Algorithm for Partitioning and Classification of PKs

  1. i.

    Input dual graph \(G=(V,E)\) as the Adjacency Matrix, of a RNA 2D.

  2. ii.

    Output partitioning of the RNA 2D into recursive PK, non-recursive PK, and regular regions.

    1. 1.

      Partition the dual graph into blocks by application of Hopcroft and Tarjan’s algorithm;

    2. 2.

      Analyze each block to determine whether each contains a vertex of degree at least 3;

    3. 3.

      IF the block has a vertex of degree \(\ge 3\) then the block is a pseudoknot;

      • Apply max-flow min-cut theorem to determine edge-connectivity;

      • if edge-connectivity = 2 then the block is a recursive pseudoknot; else the pseudoknot is not recursive;

    4. 4.

      ELSE the block is a regular region;.

Fig. 6.
figure 6

A tRNA-like-structure. (a) Graphical representation. (b) Dual graph representation.

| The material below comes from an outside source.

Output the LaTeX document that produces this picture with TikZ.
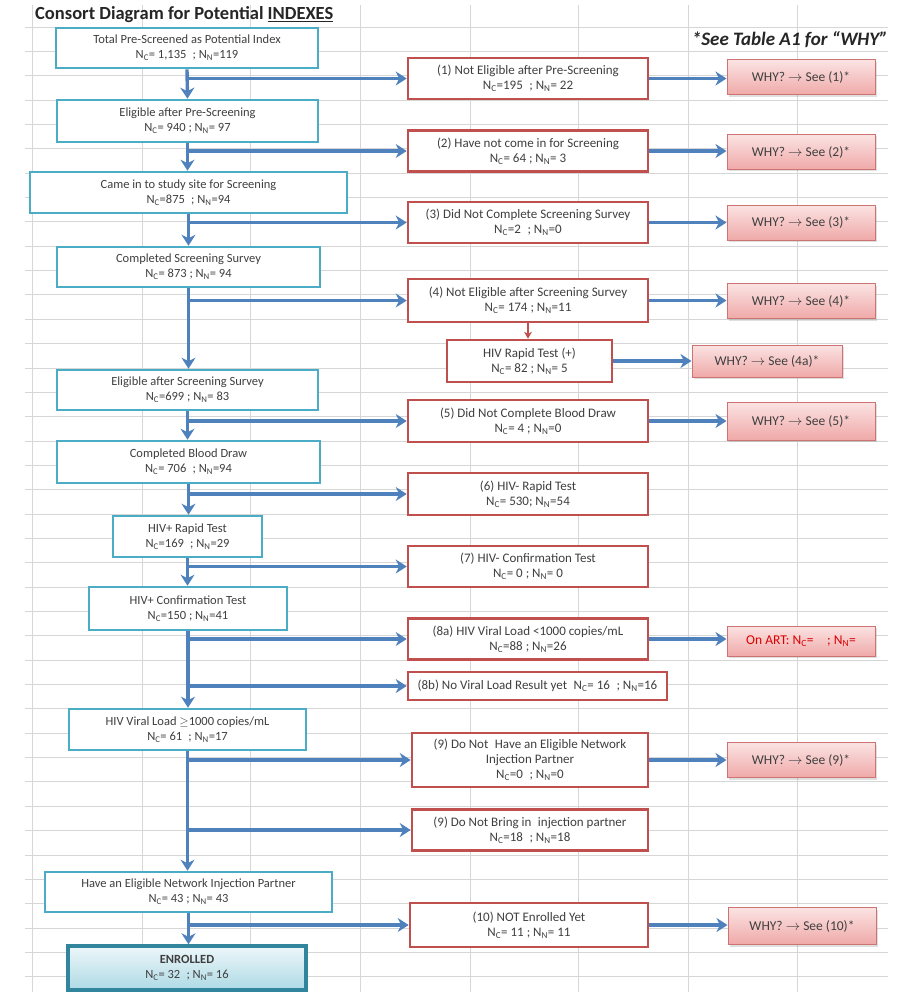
\documentclass[tikz,border=0pt]{standalone}
\usepackage{fontspec}
\setmainfont{Carlito}
\usepackage{tikz}
\usetikzlibrary{arrows.meta,shadows}
\definecolor{boxcyan}{HTML}{4BACC6}
\definecolor{boxteal}{HTML}{31859C}
\definecolor{boxred}{HTML}{C0504D}
\definecolor{flowblue}{HTML}{4F81BD}
\definecolor{gridgray}{HTML}{D6D6D6}
\definecolor{txtgray}{HTML}{3F3F3F}
\definecolor{whytop}{HTML}{FBE3E3}
\definecolor{whybot}{HTML}{EFA9A8}
\newcommand{\NC}{N\textsubscript{C}}
\newcommand{\NN}{N\textsubscript{N}}

\begin{document}
\begin{tikzpicture}[x=1pt,y=1pt]
			\tikzstyle{every node}+=[inner sep=0pt, text=txtgray, align=center, font=\fontsize{12.5}{15}\selectfont]
			\tikzstyle{mainbox}=[draw=boxcyan, fill=white, line width=2.6pt, minimum height=40]
			\tikzstyle{outbox}=[draw=boxred, fill=white, line width=2.6pt, minimum width=240, minimum height=41, font=\fontsize{13}{15}\selectfont]
			\tikzstyle{whybox}=[draw=boxred!80, line width=1pt, top color=whytop, bottom color=whybot, minimum width=148, minimum height=35, font=\fontsize{13.5}{15}\selectfont, drop shadow={opacity=0.25, shadow xshift=2pt, shadow yshift=-2pt}]
			\tikzstyle{flow}=[draw=flowblue, line width=3.4pt, -{Stealth[length=11pt,width=14pt,inset=3.5pt]}]
			\useasboundingbox (0,0) rectangle (903,-995);
			\fill [white] (0,0) rectangle (903,-995);
			\foreach \gx in {32,142,250,360,470,578,688,797}
				\draw [gridgray, line width=0.8pt] (\gx,-5) -- (\gx,-992);
			\foreach \k in {0,...,39}
				\draw [gridgray, line width=0.8pt] (25,{-27-24.35*\k}) -- (888,{-27-24.35*\k});
			\node [anchor=west, font=\fontsize{18.5}{20}\selectfont\bfseries, text=black!85] (title) at (35,-15) {Consort Diagram for Potential \underline{INDEXES}};
			\node [anchor=east, font=\fontsize{19}{20}\selectfont\bfseries\itshape, text=black!85] (note) at (888,-40) {*See Table A1 for ``WHY''};
			\node [mainbox, minimum width=262] (m1) at (187,-48) {Total Pre-Screened as Potential Index\\ \NC= 1,135\enspace ; \NN=119};
			\node [mainbox, minimum width=261, minimum height=42] (m2) at (187.5,-121) {Eligible after Pre-Screening\\ \NC= 940 ; \NN= 97};
			\node [mainbox, minimum width=317, minimum height=41] (m3) at (188.5,-192.5) {Came in to study site for Screening\\ \NC=875\enspace ; \NN=94};
			\node [mainbox, minimum width=263] (m4) at (188.5,-267) {Completed Screening Survey\\ \NC= 873 ; \NN= 94};
			\node [mainbox, minimum width=261] (m5) at (187.5,-390) {Eligible after Screening Survey\\ \NC=699 ; \NN= 83};
			\node [mainbox, minimum width=263, minimum height=42] (m6) at (188.5,-462) {Completed Blood Draw\\ \NC= 706\enspace ; \NN=94};
			\node [mainbox, minimum width=149, minimum height=41] (m7) at (187.5,-536.5) {HIV+ Rapid Test\\ \NC=169\enspace ; \NN=29};
			\node [mainbox, minimum width=198, minimum height=43] (m8) at (188,-608.5) {HIV+ Confirmation Test\\ \NC=150 ; \NN=41};
			\node [mainbox, minimum width=237, minimum height=41] (m9) at (187.5,-729.5) {HIV Viral Load $\geq$1000 copies/mL\\ \NC= 61\enspace ; \NN=17};
			\node [mainbox, minimum width=287] (m10) at (188.5,-892) {Have an Eligible Network Injection Partner\\ \NC= 43 ; \NN= 43};
			\node [mainbox, draw=boxteal, line width=3.4pt, top color=boxcyan!10, bottom color=boxcyan!45, minimum width=238, minimum height=44, drop shadow={opacity=0.25, shadow xshift=2pt, shadow yshift=-2pt}] (m11) at (187,-968) {\textbf{ENROLLED}\\ \NC= 32\enspace ; \NN= 16};
			\node [outbox] (r1) at (528,-78.5) {(1) Not Eligible after Pre-Screening\\ \NC=195\enspace ; \NN= 22};
			\node [outbox] (r2) at (528,-151) {(2) Have not come in for Screening\\ \NC= 64 ; \NN= 3};
			\node [outbox] (r3) at (528,-222.5) {(3) Did Not Complete Screening Survey\\ \NC=2\enspace ; \NN=0};
			\node [outbox, minimum height=43] (r4) at (528,-300.5) {(4) Not Eligible after Screening Survey\\ \NC= 174 ; \NN=11};
			\node [outbox, minimum width=165, minimum height=42] (r4a) at (529.5,-361) {HIV Rapid Test (+)\\ \NC= 82 ; \NN= 5};
			\node [outbox, minimum height=42] (r5) at (528,-421) {(5) Did Not Complete Blood Draw\\ \NC= 4 ; \NN=0};
			\node [outbox, minimum height=42] (r6) at (528,-494) {(6) HIV- Rapid Test\\ \NC= 530; \NN=54};
			\node [outbox] (r7) at (528,-566.5) {(7) HIV- Confirmation Test\\ \NC= 0 ; \NN= 0};
			\node [outbox] (r8a) at (528,-639) {(8a) HIV Viral Load <1000 copies/mL\\ \NC=88 ; \NN=26};
			\node [outbox, minimum width=259, minimum height=28] (r8b) at (537.5,-686) {(8b) No Viral Load Result yet\enspace \NC= 16\enspace ; \NN=16};
			\node [outbox, minimum width=236, minimum height=54] (r9) at (530,-760) {(9) Do Not\enspace Have an Eligible Network\\ Injection Partner\\ \NC=0\enspace ; \NN=0};
			\node [outbox, minimum width=236] (r9b) at (530,-830) {(9) Do Not Bring in\enspace injection partner\\ \NC=18\enspace ; \NN=18};
			\node [outbox, minimum width=238, minimum height=44] (r10) at (529,-925) {(10) NOT Enrolled Yet\\ \NC= 11 ; \NN= 11};
			\node [whybox] (w1) at (801,-77.5) {WHY? $\rightarrow$ See (1)*};
			\node [whybox] (w2) at (801,-152) {WHY? $\rightarrow$ See (2)*};
			\node [whybox] (w3) at (801,-222.5) {WHY? $\rightarrow$ See (3)*};
			\node [whybox] (w4) at (801,-301) {WHY? $\rightarrow$ See (4)*};
			\node [whybox, minimum width=150, minimum height=32] (w4a) at (767,-361) {WHY? $\rightarrow$ See (4a)*};
			\node [whybox, minimum height=38] (w5) at (801,-421) {WHY? $\rightarrow$ See (5)*};
			\node [whybox, minimum height=30, text=red!85!black] (wart) at (801,-641) {On ART: \NC=\quad ; \NN=};
			\node [whybox] (w9) at (801,-760) {WHY? $\rightarrow$ See (9)*};
			\node [whybox, minimum height=37] (w10) at (802,-926) {WHY? $\rightarrow$ See (10)*};
			\draw [flow] (m1.south) -- (m2.north);
			\draw [flow] (m2.south) -- (m2.south |- m3.north);
			\draw [flow] (m3.south) -- (m3.south |- m4.north);
			\draw [flow] (m4.south) -- (m4.south |- m5.north);
			\draw [flow] (m5.south) -- (m5.south |- m6.north);
			\draw [flow] (m6.south) -- (m6.south |- m7.north);
			\draw [flow] (m7.south) -- (m7.south |- m8.north);
			\draw [flow] (m8.south) -- (m8.south |- m9.north);
			\draw [flow] (m9.south) -- (m9.south |- m10.north);
			\draw [flow] (m10.south) -- (m10.south |- m11.north);
			\draw [flow] (m1.south |- r1.west) -- (r1.west);
			\draw [flow] (m2.south |- r2.west) -- (r2.west);
			\draw [flow] (m3.south |- r3.west) -- (r3.west);
			\draw [flow] (m4.south |- r4.west) -- (r4.west);
			\draw [flow] (m5.south |- r5.west) -- (r5.west);
			\draw [flow] (m6.south |- r6.west) -- (r6.west);
			\draw [flow] (m7.south |- r7.west) -- (r7.west);
			\draw [flow] (m8.south |- r8a.west) -- (r8a.west);
			\draw [flow] (m8.south |- r8b.west) -- (r8b.west);
			\draw [flow] (m9.south |- r9.west) -- (r9.west);
			\draw [flow] (m9.south |- r9b.west) -- (r9b.west);
			\draw [flow] (m10.south |- r10.west) -- (r10.west);
			\draw [draw=boxred, line width=2pt, -{Stealth[length=7pt,width=8pt]}] (r4.south) -- (r4.south |- r4a.north);
			\draw [flow] (r1.east) -- (r1.east -| w1.west);
			\draw [flow] (r2.east) -- (r2.east -| w2.west);
			\draw [flow] (r3.east) -- (r3.east -| w3.west);
			\draw [flow] (r4.east) -- (r4.east -| w4.west);
			\draw [flow] (r4a.east) -- (r4a.east -| w4a.west);
			\draw [flow] (r5.east) -- (r5.east -| w5.west);
			\draw [flow] (r8a.east) -- (r8a.east -| wart.west);
			\draw [flow] (r9.east) -- (r9.east -| w9.west);
			\draw [flow] (r10.east) -- (r10.east -| w10.west);
\end{tikzpicture}
\end{document}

As another example consider a tRNA-like-structure [1], linked to regulation of plant virus replication (see Fig. 6). Note that the vertex labeled 4 is an articulation point, therefore this dual graph will be partitioned into two blocks, one is a pseudoknot, because it contains a vertex of degree 3 or greater (self-loops are deleted in the analysis), while the other block is a regular region. The pseudoknotted bock can be classified as recursive because it has edge-connectivity 2. In addition every disconnecting set of size 2 represents a recursive internal region of the PK.

As an example of a non-recursive pseudoknot consider the Translational repression of the Escherichia coli alpha operon mRNA [22], illustrated in Fig. 7. The dual graph representation of this motif 2D has edge-connectivity 3, thus it is not a recursive PK.

Fig. 7.
figure 7

Translational repression of the Escherichia coli alpha operon mRNA. (a) Graphical representation; (b) Dual graph representation.

The Appendix illustrates the output generated by the modified algorithm when is run on some of the aforementioned motifs. The algorithm is written in C++ and is archived for public use [21].

4 Conclusions and Ongoing Work

We have extended our partitioning algorithm of the dual graph representation of RNA 2D structures into maximal non-separable components called blocks, to classify pseudoknots as either recursive or non-recursive. In [19, 20] it was shown that an RNA 2D contains a pseudoknot if and only if the dual graph representation has a block in which one of the vertices is of degree 3 or larger. This paper showed that a pseudoknotted block is recursive if and only if the block has edge-connectivity 2. Moreover each disconnecting set of size 2 represents an internal recursive region of the pseudoknot allowing further classification of modular units for RNA design. These results also offer an alternative and simple way to visualize and classify PKs based on graph theoretical properties, allowing a systematic analysis of RNAs.

With our recent extension of our graph growing algorithm to generate dual graph libraries of possible RNA motifs, thousands more potential graphs were analyzed and classified [15]. The modified algorithm will be useful for these motifs for further studies of RNA structure and design.